SOURCE DATA:
══════════

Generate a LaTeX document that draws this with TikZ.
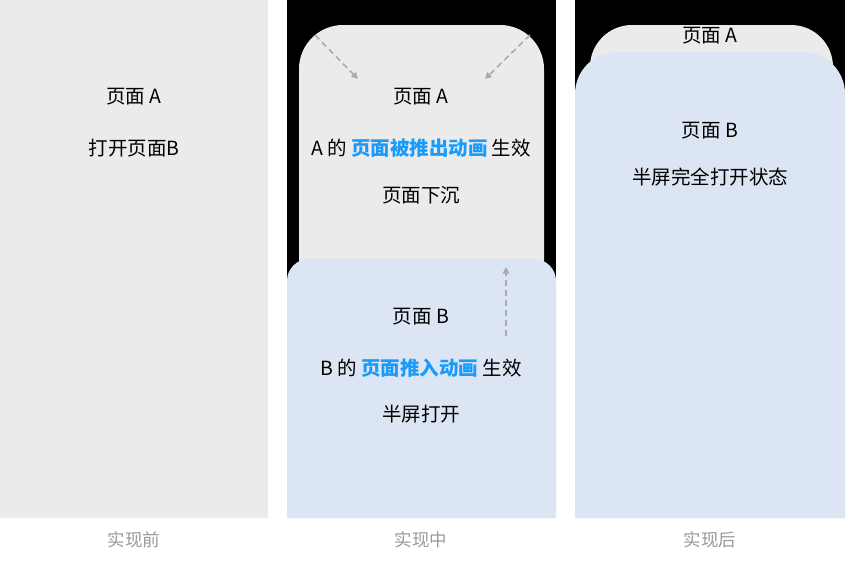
\documentclass[tikz,border=0pt]{standalone}
\usepackage{fontspec}
\setmainfont{Noto Sans CJK SC}
\usetikzlibrary{arrows.meta}
\definecolor{pgray}{HTML}{EBEBEB}
\definecolor{pblue}{HTML}{DCE5F3}
\definecolor{hblue}{HTML}{1A9BFA}
\definecolor{lgray}{HTML}{9A9A9A}
\definecolor{agray}{HTML}{ABABAB}
\tikzset{
  txt/.style={font=\fontsize{19.5}{21}\selectfont, text=black, inner sep=0pt},
  captxt/.style={font=\fontsize{17.5}{19}\selectfont, text=lgray, inner sep=0pt},
  darr/.style={draw=agray, line width=1.6pt, dash pattern=on 6pt off 4pt, -{Triangle[length=6.5pt,width=6.5pt]}}
}
\begin{document}
\begin{tikzpicture}[x=1pt,y=-1pt]
\useasboundingbox (0,0) rectangle (846,563);
\fill[white] (0,0) rectangle (846,563);
% panel 1
\fill[pgray] (0,0) rectangle (268,518);
\node[txt] (p1a) at (134,97) {页面 A};
\node[txt] (p1b) at (134,148) {打开页面B};
% panel 2
\fill[black] (287,0) rectangle (556,518);
\fill[pgray, rounded corners=44pt] (299,300) -- (299,25) -- (544,25) -- (544,300);
\fill[pgray] (299,120) rectangle (544,300);
\fill[pblue] (287,518) [rounded corners=22pt] -- (287,259) -- (556,259) [sharp corners] -- (556,518) -- cycle;
\node[txt] (p2a) at (421,97) {页面 A};
\node[txt] (p2a2) at (421,148) {A 的 \textcolor{hblue}{\bfseries 页面被推出动画} 生效};
\node[txt] (p2a3) at (421,195) {页面下沉};
\node[txt] (p2b) at (421,317) {页面 B};
\node[txt] (p2b2) at (421,368) {B 的 \textcolor{hblue}{\bfseries 页面推入动画} 生效};
\node[txt] (p2b3) at (421,414) {半屏打开};
\coordinate (a1s) at (315,35);
\coordinate (a1e) at (358,79);
\coordinate (a2s) at (530,35);
\coordinate (a2e) at (485,79);
\coordinate (a3s) at (506,336);
\coordinate (a3e) at (506,267);
\draw[darr] (a1s) -- (a1e);
\draw[darr] (a2s) -- (a2e);
\draw[darr] (a3s) -- (a3e);
% panel 3
\fill[black] (575,0) rectangle (845,518);
\fill[pgray, rounded corners=42pt] (590,150) -- (590,25) -- (833,25) -- (833,150);
\fill[pgray] (590,80) rectangle (833,150);
\fill[pblue] (575,518) [rounded corners=42pt] -- (575,52) -- (845,52) [sharp corners] -- (845,518) -- cycle;
\node[txt] (p3a) at (710,36) {页面 A};
\node[txt] (p3b) at (710,131) {页面 B};
\node[txt] (p3b2) at (710,177) {半屏完全打开状态};
% captions
\node[captxt] (c1) at (134,540) {实现前};
\node[captxt] (c2) at (421,540) {实现中};
\node[captxt] (c3) at (710,540) {实现后};
\end{tikzpicture}
\end{document}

══════════

EXERCISE DIRECTIONS:
Leave out the pictures and copy the rest of the material above exactly.

RESPONSE BELOW:
Generate a LaTeX document that draws this with TikZ.
\documentclass[tikz,border=0pt]{standalone}
\usepackage{fontspec}
\setmainfont{Noto Sans CJK SC}
\usetikzlibrary{arrows.meta}
\definecolor{pgray}{HTML}{EBEBEB}
\definecolor{pblue}{HTML}{DCE5F3}
\definecolor{hblue}{HTML}{1A9BFA}
\definecolor{lgray}{HTML}{9A9A9A}
\definecolor{agray}{HTML}{ABABAB}
\tikzset{
  txt/.style={font=\fontsize{19.5}{21}\selectfont, text=black, inner sep=0pt},
  captxt/.style={font=\fontsize{17.5}{19}\selectfont, text=lgray, inner sep=0pt},
  darr/.style={draw=agray, line width=1.6pt, dash pattern=on 6pt off 4pt, -{Triangle[length=6.5pt,width=6.5pt]}}
}
\begin{document}
\begin{tikzpicture}[x=1pt,y=-1pt]
\useasboundingbox (0,0) rectangle (846,563);
\fill[white] (0,0) rectangle (846,563);
% panel 1
\fill[pgray] (0,0) rectangle (268,518);
\node[txt] (p1a) at (134,97) {页面 A};
\node[txt] (p1b) at (134,148) {打开页面B};
% panel 2
\fill[black] (287,0) rectangle (556,518);
\fill[pgray, rounded corners=44pt] (299,300) -- (299,25) -- (544,25) -- (544,300);
\fill[pgray] (299,120) rectangle (544,300);
\fill[pblue] (287,518) [rounded corners=22pt] -- (287,259) -- (556,259) [sharp corners] -- (556,518) -- cycle;
\node[txt] (p2a) at (421,97) {页面 A};
\node[txt] (p2a2) at (421,148) {A 的 \textcolor{hblue}{\bfseries 页面被推出动画} 生效};
\node[txt] (p2a3) at (421,195) {页面下沉};
\node[txt] (p2b) at (421,317) {页面 B};
\node[txt] (p2b2) at (421,368) {B 的 \textcolor{hblue}{\bfseries 页面推入动画} 生效};
\node[txt] (p2b3) at (421,414) {半屏打开};
\coordinate (a1s) at (315,35);
\coordinate (a1e) at (358,79);
\coordinate (a2s) at (530,35);
\coordinate (a2e) at (485,79);
\coordinate (a3s) at (506,336);
\coordinate (a3e) at (506,267);
\draw[darr] (a1s) -- (a1e);
\draw[darr] (a2s) -- (a2e);
\draw[darr] (a3s) -- (a3e);
% panel 3
\fill[black] (575,0) rectangle (845,518);
\fill[pgray, rounded corners=42pt] (590,150) -- (590,25) -- (833,25) -- (833,150);
\fill[pgray] (590,80) rectangle (833,150);
\fill[pblue] (575,518) [rounded corners=42pt] -- (575,52) -- (845,52) [sharp corners] -- (845,518) -- cycle;
\node[txt] (p3a) at (710,36) {页面 A};
\node[txt] (p3b) at (710,131) {页面 B};
\node[txt] (p3b2) at (710,177) {半屏完全打开状态};
% captions
\node[captxt] (c1) at (134,540) {实现前};
\node[captxt] (c2) at (421,540) {实现中};
\node[captxt] (c3) at (710,540) {实现后};
\end{tikzpicture}
\end{document}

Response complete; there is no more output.